7. Deadlock

• The deadlock problem:
  • Systems usually have multiple locks
  • Threads often need to hold multiple locks at the same time.
  • Deadlock definition:
    • A collection of threads are all blocked.
    • Each thread is waiting for a resource owned by one of the other threads.
    • Since all therads are blocked, none can release their resources.
  • Simple examples:

Thread A	Thread B
lock_acquire(l1);	lock_acquire(l2);
lock_acquire(l2);	lock_acquire(l1);
...	...
lock_release(l2);	lock_release(l1);
lock_release(l1);	lock_release(l2);

• Four conditions for deadlocks:
  • Limited access: resources cannot be shared.
  • No preemption. Once given, a resource cannot be taken away.
  • Multiple independent requests: threads don't ask for resources all at once (hold resources while waiting).
  • A circularity in the graph of requests and ownership.
• Complexities:
  • Deadlock can occur over anything that causes waiting:
    • Locks
    • Network messages
    • Disk drive
    • Memory space exhausted
  • Deadlock can occur over discrete resources (e.g. locks) or quantities of a more continuous resource (pages of memory).
  • In general, don't know in advance which resources a thread will need.
• Solution #1: deadlock detection
  • Determine when system is deadlocked
  • Break the deadlock by termnating one of the threads
  • Usually not practical in operating systems, but often used in database systems where transactions can be aborted and retried
• Solution #2: deadlock prevention: eliminate one of the necessary conditions for deadlock
  • Don't allow exclusive access?
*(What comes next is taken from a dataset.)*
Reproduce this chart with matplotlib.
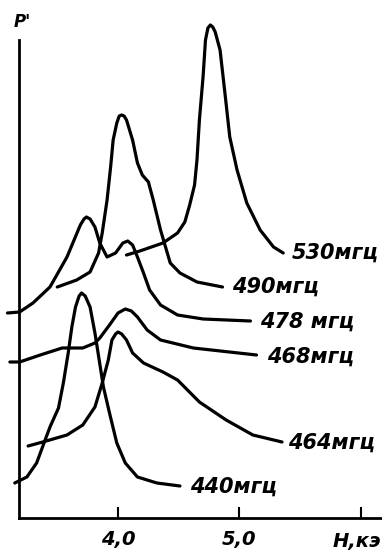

Not reasonable for most applications.
  • Create enough resourcees so that they never run out? May work for things like disk space, but locks for synchronization are intentionally limited in number.
  • Allow preemption? Works for some resources but not others (e.g., can't preempt a lock)/
  • Require threads to request all resources at the same time; either get them all or wait for them all.
    • Tricky to implement: must wait for several things without locking any of them.
    • Inconvenient for thread: hard to predict needs in advance. May require thread to over-allocate just to be safe.
  • Prevent circularities: all threads request resources in the same order (e.g., always lock l1 before l2). This is the most common approach used in operating systems.

 

Summary

• Deadlock 문제는 thread들이 lock을 가지고 있으면서 다른 thread가 가지고 있는 lock을 획득하려 할 때 서로 자신이 들고 있는 lock을 놓아주지 않아 발생하는 문제다.
• Deadlock의 네 가지 조건: 자원이 공유되지 않음, 우선권이 없음, 한 번에 모든 자원을 요청하는 것이 아닌 독립적으로 여러 번 자원을 요청한다, 자원의 요청과 소유 graph가 cycle 형태를 이룬다.
• Lock 뿐만아니라 network messages, disk drive, memory 등을 기다릴 때 발생할 수 있다.
• Solution #1: deadlock detection을 통해 원인 중 한 thread를 종료시킨다.
• Solution #2: deadlock의 네 가지 조건을 공략한다. 모든 thread가 같은 순서로 자원을 요청하도록 만드는 방법이 OS에서 가장 흔하게 쓰이는 접근이다. (이를 통해 cycle을 없앤다.)